In situations like these, it helps to have a comeback ready so you can stand up for yourself while making making sure they don't disrespect you again.
Vince Xu, who goes by Lawyer Vince on TikTok, is a personal injury attorney based in Torrance, California, where he shares the communication tips he's learned with his followers. Xu says there are three questions you can ask someone who is being rude that will put them in their place and give you the high ground:
Question 1: "Sorry, can you say that again?"
"This will either make them have to awkwardly say the disrespectful remark one more time, or it'll actually help them clarify what they said and retract their statement," Xu shares.
Question 2: "Did you mean that to be hurtful?"
The next step is to determine if they will repeat the disrespectful comment. "This calls out their disrespect and allows you to learn whether they're trying to be disrespectful or if there's a misunderstanding," Xu continues.
Question 3: "Are you okay?"
"What this does, is actually put you on higher ground, and it's showing empathy for the other person," Xu adds. "It's showing that you care about them genuinely, and this is gonna diffuse any type of disrespect or negative energy coming from them."
The interesting thing about Xu's three-step strategy is that by gracefully handling the situation, it puts you in a better position than before the insult. The rude coworker is likely to feel diminished after owning up to what they said, and you get to show them confidence and strength, as well as empathy. This will go a lot further than insulting them back and making the situation even worse.

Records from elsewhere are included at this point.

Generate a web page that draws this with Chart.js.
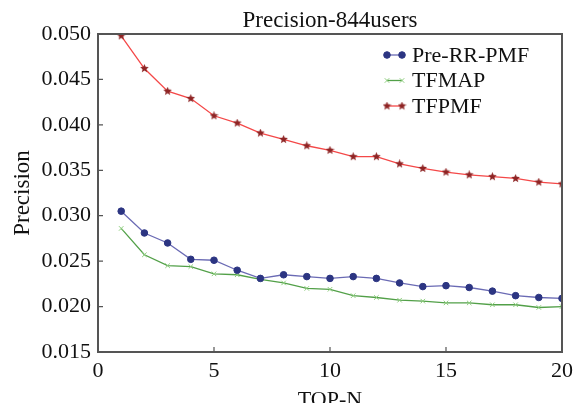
<!DOCTYPE html>
<html>
<head>
<meta charset="utf-8">
<script src="https://cdn.jsdelivr.net/npm/chart.js@4/dist/chart.umd.min.js"></script>
<style>
  html, body { margin: 0; padding: 0; background: #fff; overflow: hidden; }
  #wrap { width: 574px; height: 420px; position: relative; }
</style>
</head>
<body>
<div id="wrap"><canvas id="chart"></canvas></div>
<script>
const topN = [1, 2, 3, 4, 5, 6, 7, 8, 9, 10, 11, 12, 13, 14, 15, 16, 17, 18, 19, 20];
const preRRPMF = [0.0305, 0.0281, 0.0270, 0.0252, 0.0251, 0.0240, 0.0231, 0.0235, 0.0233, 0.0231,
                  0.0233, 0.0231, 0.0226, 0.0222, 0.0223, 0.0221, 0.0217, 0.0212, 0.0210, 0.0209];
const tfmap = [0.0286, 0.0257, 0.0245, 0.0244, 0.0236, 0.0235, 0.0230, 0.0226, 0.0220, 0.0219,
               0.0212, 0.0210, 0.0207, 0.0206, 0.0204, 0.0204, 0.0202, 0.0202, 0.0199, 0.0200];
const tfpmf = [0.0498, 0.0462, 0.0437, 0.0429, 0.0410, 0.0402, 0.0391, 0.0384, 0.0377, 0.0372,
               0.0365, 0.0365, 0.0357, 0.0352, 0.0348, 0.0345, 0.0343, 0.0341, 0.0337, 0.0335];
const xTicks = [0, 5, 10, 15, 20];
const yTicks = [0.015, 0.020, 0.025, 0.030, 0.035, 0.040, 0.045, 0.050];

const FONT = 'Liberation Serif, Times New Roman, serif';

// small filled five point star for the TFPMF markers
function makeStar(size, color) {
  const c = document.createElement('canvas');
  c.width = size; c.height = size;
  const g = c.getContext('2d');
  const cx = size / 2, cy = size / 2, ro = size / 2, ri = ro * 0.45;
  g.beginPath();
  for (let i = 0; i < 10; i++) {
    const r = i % 2 ? ri : ro;
    const a = -Math.PI / 2 + i * Math.PI / 5;
    g.lineTo(cx + r * Math.cos(a), cy + r * Math.sin(a));
  }
  g.closePath();
  g.fillStyle = color;
  g.fill();
  return c;
}
const star = makeStar(9, '#8e2424');

const toPoints = arr => arr.map((v, i) => ({ x: topN[i], y: v }));

// box round the plot, inward tick marks and the line+marker legend
const framePlugin = {
  id: 'frame',
  afterDraw(chart) {
    const { ctx, chartArea: a, scales } = chart;
    ctx.save();
    ctx.strokeStyle = '#555';
    ctx.lineWidth = 2;
    ctx.strokeRect(a.left, a.top, a.right - a.left, a.bottom - a.top);
    ctx.lineWidth = 1.2;
    ctx.beginPath();
    xTicks.forEach(v => {
      const px = scales.x.getPixelForValue(v);
      ctx.moveTo(px, a.bottom); ctx.lineTo(px, a.bottom - 5);
    });
    yTicks.forEach(v => {
      const py = scales.y.getPixelForValue(v);
      ctx.moveTo(a.left, py); ctx.lineTo(a.left + 5, py);
    });
    ctx.stroke();

    const lx0 = a.right - 175, lx1 = a.right - 160, tx = a.right - 150;
    ctx.font = '22px ' + FONT;
    ctx.textBaseline = 'middle';
    chart.data.datasets.forEach((ds, i) => {
      const y = a.top + 21 + i * 25.5;
      ctx.strokeStyle = ds.borderColor;
      ctx.lineWidth = ds.borderWidth;
      ctx.beginPath(); ctx.moveTo(lx0, y); ctx.lineTo(lx1, y); ctx.stroke();
      [lx0, lx1].forEach(px => {
        if (ds.pointStyle instanceof HTMLCanvasElement) {
          ctx.drawImage(ds.pointStyle, px - ds.pointStyle.width / 2, y - ds.pointStyle.height / 2);
        } else {
          ctx.fillStyle = ds.pointBackgroundColor;
          ctx.strokeStyle = ds.pointBorderColor;
          ctx.lineWidth = ds.pointBorderWidth;
          Chart.helpers.drawPoint(ctx, {
            pointStyle: ds.pointStyle, radius: ds.pointRadius, rotation: 0,
            borderWidth: ds.pointBorderWidth
          }, px, y);
        }
      });
      ctx.fillStyle = '#111';
      ctx.fillText(ds.label, tx, y + 1);
    });
    ctx.restore();
  }
};

new Chart(document.getElementById('chart'), {
  type: 'line',
  data: {
    datasets: [
      {
        label: 'Pre-RR-PMF',
        data: toPoints(preRRPMF),
        borderColor: '#6a6ab4',
        borderWidth: 1.3,
        pointStyle: 'circle',
        pointRadius: 3.3,
        pointBackgroundColor: '#2c3582',
        pointBorderColor: '#2c3582',
        pointBorderWidth: 1
      },
      {
        label: 'TFMAP',
        data: toPoints(tfmap),
        borderColor: '#52a048',
        borderWidth: 1.3,
        pointStyle: 'crossRot',
        pointRadius: 3.2,
        pointBackgroundColor: '#8ccc7c',
        pointBorderColor: '#8ccc7c',
        pointBorderWidth: 1
      },
      {
        label: 'TFPMF',
        data: toPoints(tfpmf),
        borderColor: '#f44848',
        borderWidth: 1.3,
        pointStyle: star,
        pointRadius: 4,
        pointBackgroundColor: '#8e2424',
        pointBorderColor: '#8e2424',
        pointBorderWidth: 1
      }
    ]
  },
  options: {
    animation: false,
    responsive: true,
    maintainAspectRatio: false,
    layout: { padding: { left: 0, right: 12, top: 0, bottom: 0 } },
    elements: { line: { tension: 0 } },
    plugins: {
      legend: { display: false },
      tooltip: { enabled: false },
      title: {
        display: true,
        text: 'Precision-844users',
        fullSize: false,
        color: '#111',
        font: { family: FONT, size: 23, weight: 'normal', lineHeight: 1.0 },
        padding: { top: 9, bottom: 2 }
      }
    },
    scales: {
      x: {
        type: 'linear',
        min: 0, max: 20,
        afterFit: s => { s.height = 68; },
        afterBuildTicks: s => { s.ticks = xTicks.map(v => ({ value: v })); },
        grid: { display: false },
        border: { display: false },
        ticks: { color: '#111', padding: -2, font: { family: FONT, size: 22 } },
        title: {
          display: true, text: 'TOP-N', color: '#111',
          font: { family: FONT, size: 22 },
          padding: { top: 0, bottom: 7 }
        }
      },
      y: {
        min: 0.015, max: 0.050,
        afterFit: s => { s.width = 98; },
        afterBuildTicks: s => { s.ticks = yTicks.map(v => ({ value: v })); },
        grid: { display: false },
        border: { display: false },
        ticks: {
          color: '#111', padding: -1, font: { family: FONT, size: 22 },
          callback: v => v.toFixed(3)
        },
        title: {
          display: true, text: 'Precision', color: '#111',
          font: { family: FONT, size: 23 },
          padding: { top: 9, bottom: 0 }
        }
      }
    }
  },
  plugins: [framePlugin]
});
</script>
</body>
</html>
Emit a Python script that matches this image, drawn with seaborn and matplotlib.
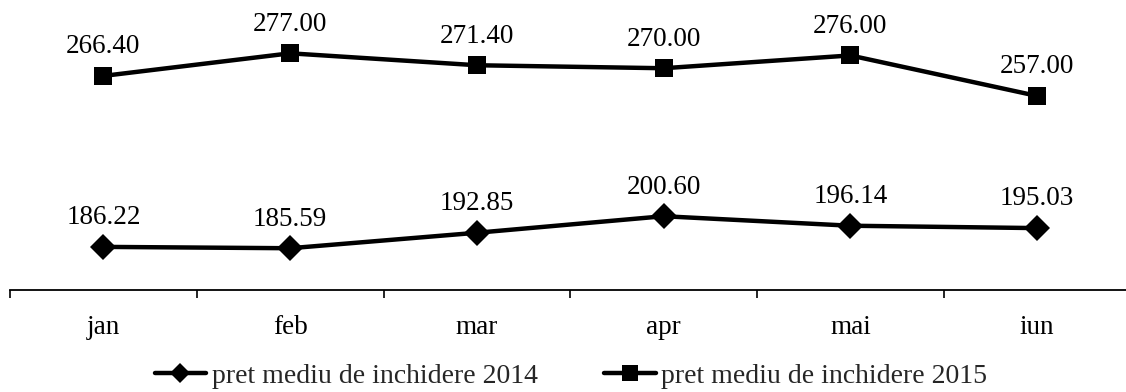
import matplotlib
matplotlib.use("Agg")
import matplotlib.pyplot as plt
from matplotlib.ticker import FixedLocator, NullFormatter
from matplotlib.lines import Line2D
import seaborn as sns
import pandas as pd

months = ["jan", "feb", "mar", "apr", "mai", "iun"]
pret_2014 = [186.22, 185.59, 192.85, 200.60, 196.14, 195.03]
pret_2015 = [266.40, 277.00, 271.40, 270.00, 276.00, 257.00]
label_2014 = "pret mediu de inchidere 2014"
label_2015 = "pret mediu de inchidere 2015"

sns.set_theme(style="white")
plt.rcParams["font.family"] = ["Liberation Serif", "DejaVu Serif"]

df = pd.DataFrame({
    "luna": months * 2,
    "pret": pret_2014 + pret_2015,
    "serie": [label_2014] * len(months) + [label_2015] * len(months),
})

fig = plt.figure(figsize=(11.26, 3.92), dpi=100)
ax = fig.add_axes([10 / 1126, 1 - 290 / 392, 1 - 10 / 1126 + 0.004, 290 / 392])

sns.lineplot(
    data=df, x="luna", y="pret", hue="serie", style="serie",
    markers={label_2014: "D", label_2015: "s"}, dashes=False,
    palette={label_2014: "black", label_2015: "black"},
    markersize=13, linewidth=3.2, markeredgewidth=0, ax=ax, legend=False,
)

# value labels above each point
for vals in (pret_2014, pret_2015):
    for i, v in enumerate(vals):
        ax.annotate(f"{v:.2f}", (i, v), xytext=(0, 12), textcoords="offset points",
                    ha="center", va="bottom", fontsize=19.5, color="black")

ax.set_xlim(-0.5, 5.5)
ax.set_ylim(166, 302)
ax.set_xlabel("")
ax.set_ylabel("")
ax.set_yticks([])
for side in ("top", "right", "left"):
    ax.spines[side].set_visible(False)
ax.spines["bottom"].set_color("black")
ax.spines["bottom"].set_linewidth(1.3)

ax.set_xticks(range(len(months)))
ax.set_xticklabels(months, fontsize=19.5)
ax.xaxis.set_minor_locator(FixedLocator([i + 0.5 for i in range(-1, len(months))]))
ax.xaxis.set_minor_formatter(NullFormatter())
ax.tick_params(axis="x", which="major", length=0, pad=18, colors="black")
ax.tick_params(axis="x", which="minor", length=6, width=1.2, direction="out",
               color="black", bottom=True)

handles = [
    Line2D([], [], color="black", lw=3.2, marker="D", markersize=10, markeredgewidth=0),
    Line2D([], [], color="black", lw=3.2, marker="s", markersize=12, markeredgewidth=0),
]
fig.legend(handles, [label_2014, label_2015], loc="lower center",
           bbox_to_anchor=(0.507, -0.055), ncol=2, frameon=False, fontsize=20,
           handlelength=1.85, handletextpad=0.2, columnspacing=2.4)

fig.savefig("out.png", dpi=100)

Xu's technique is similar to that of Amy Gallo, a Harvard University communications expert. She says that you should call out what they just said, but make sure it comes out of their mouth. "You might even ask the person to simply repeat what they said, which may prompt them to think through what they meant and how their words might sound to others," she writes in the Harvard Business Review.
More of Gallo's suggested comebacks:
“Did I hear you correctly? I think you said…”
“What was your intention when you said…?”
“What specifically did you mean by that? I'm not sure I understood.”
“Could you say more about what you mean by that?”
Ultimately, Xu and Gallo's advice is invaluable because it allows you to overcome a negative comment without stooping to the other person's level. Instead, it elevates you above them without having to resort to name-calling or admitting they got on your nerves. That's the mark of someone confident and composed, even when others are trying to take them down.